==== Records for this task ====
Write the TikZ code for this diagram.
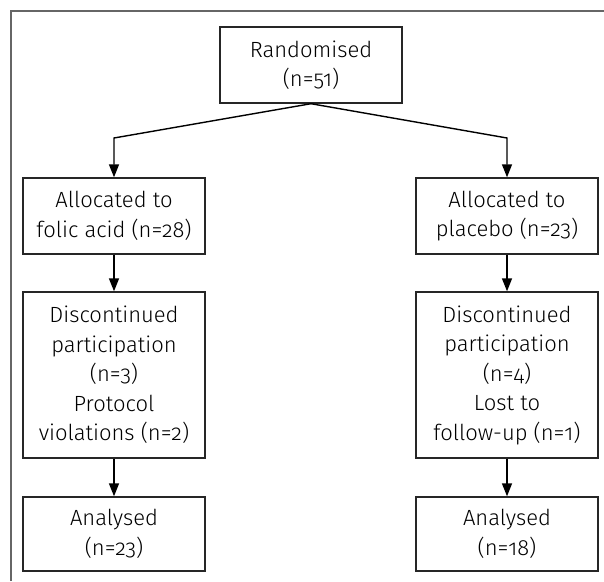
\documentclass[tikz,border=0pt]{standalone}
\usepackage{fontspec}
\setmainfont{Fira Sans Light}[Numbers=OldStyle]
\usetikzlibrary{arrows.meta}
\begin{document}
\begin{tikzpicture}[x=1pt,y=-1pt,
    box/.style={draw=black!85,line width=1.4pt,minimum width=182pt,inner sep=0pt,
      align=center,font=\fontsize{22}{29.5}\selectfont},
    link/.style={line width=1.4pt,-{Triangle[length=13pt,width=10pt]}}]
    \useasboundingbox (0,0) rectangle (604,581);
    \draw[black!60,line width=1.5pt] (11,581) -- (11,11) -- (604,11);

    \node[box,minimum height=76pt] (rand) at (311,65) {Randomised\\(n=51)};

    \node[box,minimum height=76pt] (folic) at (114,216) {Allocated to\\folic acid (n=28)};
    \node[box,minimum height=76pt] (plac) at (507,216) {Allocated to\\placebo (n=23)};

    \node[box,minimum height=166pt] (discf) at (114,375)
      {Discontinued\\participation\\(n=3)\\Protocol\\violations (n=2)};
    \node[box,minimum height=166pt] (discp) at (507,375)
      {Discontinued\\participation\\(n=4)\\Lost to\\follow-up (n=1)};

    \node[box,minimum height=74pt] (anaf) at (114,534) {Analysed\\(n=23)};
    \node[box,minimum height=74pt] (anap) at (507,534) {Analysed\\(n=18)};

    \coordinate (bendl) at (114,138);
    \coordinate (bendr) at (507,138);
    \draw[link] (rand.south) -- (bendl) -- (folic.north);
    \draw[link] (rand.south) -- (bendr) -- (plac.north);

    \draw[link] (folic) -- (discf);
    \draw[link] (plac) -- (discp);
    \draw[link] (discf) -- (anaf);
    \draw[link] (discp) -- (anap);
  \end{tikzpicture}
\end{document}
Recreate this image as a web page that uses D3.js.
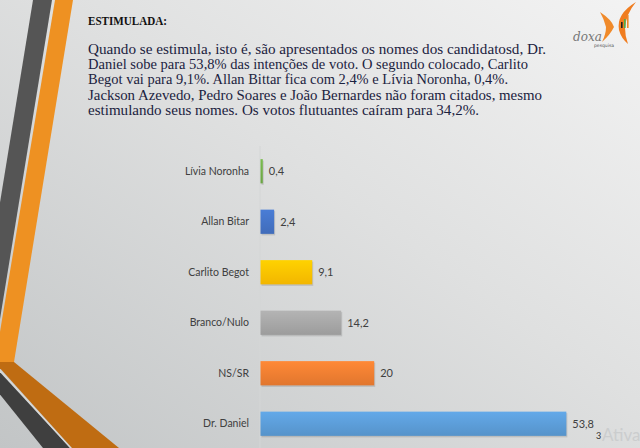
<!DOCTYPE html>
<html>
<head>
<meta charset="utf-8">
<script src="https://cdn.jsdelivr.net/npm/d3@7"></script>
<style>
  html, body { margin: 0; padding: 0; overflow: hidden; }
  svg { display: block; }
</style>
</head>
<body>
<div id="chart"></div>
<script>
// data
const categories = ["Lívia Noronha", "Allan Bitar", "Carlito Begot", "Branco/Nulo", "NS/SR", "Dr. Daniel"];
const values = [0.4, 2.4, 9.1, 14.2, 20, 53.8];
const barColors = ["#70ad47", "#4472c4", "#ffc000", "#a5a5a5", "#ed7d31", "#5b9bd5"];

const title = "ESTIMULADA:";
const paragraph = [
  "Quando se estimula, isto é, são apresentados os nomes dos candidatosd, Dr.",
  "Daniel sobe para 53,8% das intenções de voto. O segundo colocado, Carlito",
  "Begot vai para 9,1%. Allan Bittar fica com 2,4% e Lívia Noronha, 0,4%.",
  "Jackson Azevedo, Pedro Soares e João Bernardes não foram citados, mesmo",
  "estimulando seus nomes. Os votos flutuantes caíram para 34,2%."
];
const lineWidths = [458, 440, 420, 454, 391]; // measured line lengths in px

const W = 640, H = 448;

const svg = d3.select("#chart").append("svg")
  .attr("width", W)
  .attr("height", H);

const defs = svg.append("defs");

// slide background gradient
const bg = defs.append("linearGradient")
  .attr("id", "bg")
  .attr("x1", "100%").attr("y1", "0%")
  .attr("x2", "0%").attr("y2", "100%");
bg.append("stop").attr("offset", "0%").attr("stop-color", "#f3f3f3");
bg.append("stop").attr("offset", "45%").attr("stop-color", "#dfe0e0");
bg.append("stop").attr("offset", "100%").attr("stop-color", "#c2c5c6");

svg.append("rect")
  .attr("width", W).attr("height", H)
  .attr("fill", "url(#bg)");

// decorative stripes on the left
const deco = svg.append("g");
deco.append("polygon")
  .attr("points", "33,0 52,0 -7,362 -26,362")
  .attr("fill", "#555555");
deco.append("polygon")
  .attr("points", "55,0 73,0 14,362 -5,362")
  .attr("fill", "#ee9122");
deco.append("polygon")
  .attr("points", "-2,371 0,371 70,448 43,448 -2,392")
  .attr("fill", "#3f3f3f");
deco.append("polygon")
  .attr("points", "-2,370 70,448 72,448 -2,367")
  .attr("fill", "#d6d8d8");
deco.append("polygon")
  .attr("points", "-2,362 14,362 119,448 72,448 -2,366")
  .attr("fill", "#bf6c12");

// logo
const logo = svg.append("g");
logo.append("path")
  .attr("d", "M600,12 Q612,20 614,27 Q610,35 602,42 Q606,34 606,27 Q604,19 600,12 Z")
  .attr("fill", "#f08a2a");
logo.append("path")
  .attr("d", "M636,2 Q616,14 619,30 Q621,38 628,44 Q625,36 625,28 Q626,14 636,2 Z")
  .attr("fill", "#f07d20");
logo.append("rect").attr("x", 621).attr("y", 22).attr("width", 1.6).attr("height", 6).attr("fill", "#222");
logo.append("rect").attr("x", 624).attr("y", 19).attr("width", 1.6).attr("height", 9).attr("fill", "#4caf50");
logo.append("rect").attr("x", 627).attr("y", 15).attr("width", 1.6).attr("height", 13).attr("fill", "#f08a2a");
logo.append("text")
  .attr("x", 573).attr("y", 41)
  .attr("font-family", "DejaVu Serif")
  .attr("font-style", "italic")
  .attr("font-size", 12)
  .attr("fill", "#777")
  .text("doxa");
logo.append("text")
  .attr("x", 594).attr("y", 47)
  .attr("font-family", "DejaVu Sans")
  .attr("font-size", 4.5)
  .attr("fill", "#555")
  .text("pesquisa");

// heading and paragraph
svg.append("text")
  .attr("x", 88).attr("y", 25)
  .attr("font-family", "Liberation Serif")
  .attr("font-weight", "bold")
  .attr("font-size", 12.5)
  .attr("fill", "#111")
  .attr("textLength", 79)
  .attr("lengthAdjust", "spacingAndGlyphs")
  .text(title);

svg.append("g").selectAll("text")
  .data(paragraph)
  .join("text")
  .attr("x", 88)
  .attr("y", (d, i) => 54 + i * 15.2)
  .attr("font-family", "Liberation Serif")
  .attr("font-size", 14.5)
  .attr("fill", "#1b2240")
  .attr("textLength", (d, i) => lineWidths[i])
  .attr("lengthAdjust", "spacingAndGlyphs")
  .text(d => d);

// bar chart
const x = d3.scaleLinear()
  .domain([0, 60])
  .range([260.5, 601.6]);

const y = d3.scaleBand()
  .domain(categories)
  .range([146, 449])
  .paddingInner(0.52)
  .paddingOuter(0.26);

const rows = categories.map((c, i) => ({ cat: c, val: values[i], color: barColors[i] }));

// axis line
svg.append("line")
  .attr("x1", x(0) - 0.5).attr("x2", x(0) - 0.5)
  .attr("y1", 146).attr("y2", H)
  .attr("stroke", "#d4d6d6")
  .attr("stroke-width", 1);

// gradients for each bar
rows.forEach((d, i) => {
  const g = defs.append("linearGradient")
    .attr("id", "bar" + i)
    .attr("x1", "0").attr("y1", "0").attr("x2", "0").attr("y2", "1");
  g.append("stop").attr("offset", "0%").attr("stop-color", d3.color(d.color).brighter(0.25));
  g.append("stop").attr("offset", "100%").attr("stop-color", d3.color(d.color).darker(0.15));
});

// shadow
svg.append("g").selectAll("rect")
  .data(rows)
  .join("rect")
  .attr("x", x(0) + 1)
  .attr("y", d => y(d.cat) + 1.5)
  .attr("width", d => x(d.val) - x(0))
  .attr("height", y.bandwidth())
  .attr("fill", "#000")
  .attr("opacity", 0.12);

svg.append("g").selectAll("rect")
  .data(rows)
  .join("rect")
  .attr("x", x(0))
  .attr("y", d => y(d.cat))
  .attr("width", d => x(d.val) - x(0))
  .attr("height", y.bandwidth())
  .attr("fill", (d, i) => "url(#bar" + i + ")");

// category labels
svg.append("g").selectAll("text")
  .data(rows)
  .join("text")
  .attr("x", 249)
  .attr("y", d => y(d.cat) + y.bandwidth() / 2)
  .attr("dy", "0.35em")
  .attr("text-anchor", "end")
  .attr("font-family", "Lato")
  .attr("font-size", 10.5)
  .attr("fill", "#404040")
  .text(d => d.cat);

// value labels, comma decimal
const fmt = v => String(v).replace(".", ",");
svg.append("g").selectAll("text")
  .data(rows)
  .join("text")
  .attr("x", d => x(d.val) + 6)
  .attr("y", d => y(d.cat) + y.bandwidth() / 2)
  .attr("dy", "0.35em")
  .attr("font-family", "Lato")
  .attr("font-size", 11)
  .attr("fill", "#404040")
  .text(d => fmt(d.val));

// page number and faint watermark
svg.append("text")
  .attr("x", 596).attr("y", 439)
  .attr("font-family", "Lato")
  .attr("font-size", 9)
  .attr("fill", "#333")
  .text("3");
svg.append("text")
  .attr("x", 602).attr("y", 441)
  .attr("font-family", "Lato")
  .attr("font-size", 17)
  .attr("fill", "#cbcdce")
  .text("Ativa");
</script>
</body>
</html>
====
● **Task requirements**:
Return only the lines running from the start of the entries above to the line that contains "height=76pt] (plac) at", inclusive, and omit every picture.

● **The answer**:
Write the TikZ code for this diagram.
\documentclass[tikz,border=0pt]{standalone}
\usepackage{fontspec}
\setmainfont{Fira Sans Light}[Numbers=OldStyle]
\usetikzlibrary{arrows.meta}
\begin{document}
\begin{tikzpicture}[x=1pt,y=-1pt,
    box/.style={draw=black!85,line width=1.4pt,minimum width=182pt,inner sep=0pt,
      align=center,font=\fontsize{22}{29.5}\selectfont},
    link/.style={line width=1.4pt,-{Triangle[length=13pt,width=10pt]}}]
    \useasboundingbox (0,0) rectangle (604,581);
    \draw[black!60,line width=1.5pt] (11,581) -- (11,11) -- (604,11);

    \node[box,minimum height=76pt] (rand) at (311,65) {Randomised\\(n=51)};

    \node[box,minimum height=76pt] (folic) at (114,216) {Allocated to\\folic acid (n=28)};
    \node[box,minimum height=76pt] (plac) at (507,216) {Allocated to\\placebo (n=23)};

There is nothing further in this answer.